GEOBASE
- Producer: Elsevier

Access
- Cost: Subscription

Coverage
- Disciplines: Geographical, Earth, and ecological sciences
- Record depth: Index and abstract
- Format coverage: Academic and trade journals
- Temporal coverage: 1980–present

Links
- Website: www.elsevier.com/online-tools/engineering-village/contentdatabase-overview#id03
- Title list(s): www.elsevier.com/__data/assets/excel_doc/0003/224814/GEOBASE-SOURCE-LIST-as-of-June-2014.xlsx

= GEOBASE =

Bibliographic database for geosciences

GEOBASE is a database, multidisciplinary in scope, which indexes bibliographic information and abstracts for the Geographical, Earth, and Ecological sciences, published by Engineering Information, a subsidiary of Elsevier. The broad subject coverage includes earth sciences, ecology, geomechanics, human geography, physical geography, social geography and oceanography. Development studies are also included in this database.

==Coverage==
Coverage includes 2000 peer reviewed journal, and trade journal titles. Other journal titles and books are included in the archival coverage of this database. With more than 2 million records, it has temporal coverage from 1980 to the present. Each year, at least 100,000 additional citations and abstracts are added, and it is updated every two weeks. Access is covered through both online (internet), and CD-ROM.

Other types of publications indexed in this database are magazine articles, product reviews, directories and all related materials. International literature coverage pertains to Non-English language papers, and lesser available books, conference proceedings and reports.
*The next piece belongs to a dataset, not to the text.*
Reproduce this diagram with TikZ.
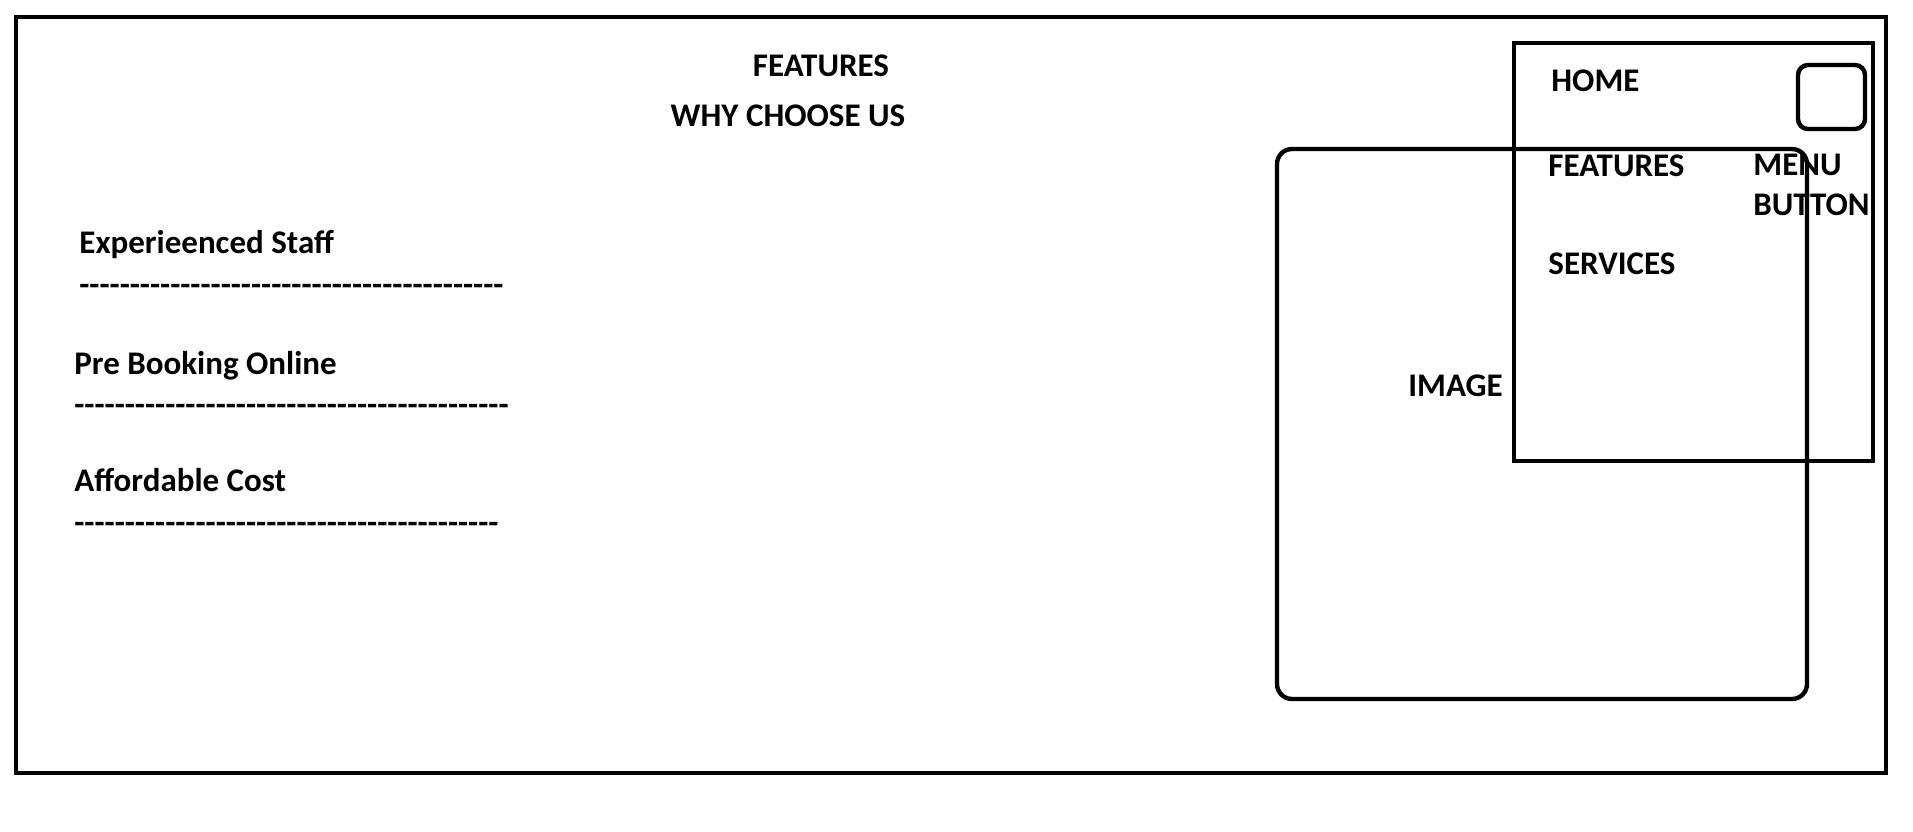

Subject coverage also includes cartography, hydrology, climatology, meteorology, energy, paleontology, environment, petrology, geochemistry, photogrammetry, geomorphology, sedimentology, geophysics, and volcanology.

==Print counterparts==
The GEOBASE database is covered in print, in the following abstracts journals:
- Geographical Abstracts: Human Geography
- Geographical Abstracts: Physical Geography
- Geological Abstracts
- Ecological Abstracts
- International Development Abstracts
- Oceanographic Literature Review
- Geomechanics Abstracts

===Geographical Abstracts: Human Geography===
ISSN 0953-9611, LCCN:89646812

This database is published monthly, and contains abstracts from 2000 journals. It provides bibliographic coverage of each abstracted journal. Geographical Abstracts: Physical Geography, and Fluid Abstracts: Civil Engineering are considered to be of related interest.

This database was formed by the union of the following abstracts journals:
- Geographical abstracts. C, Economic geography (1986) OCoLC: 13548872
- Geographical abstracts. D, Social and historical geography (OCoLC)13645587
- Geographical abstracts. F, Regional and community planning (OCoLC)13646354.

===Geographical Abstracts: Physical Geography===
ISSN 0954-0504

This database is published monthly, and contains abstracts from 2000 journals. It provides bibliographic coverage of each abstracted journal.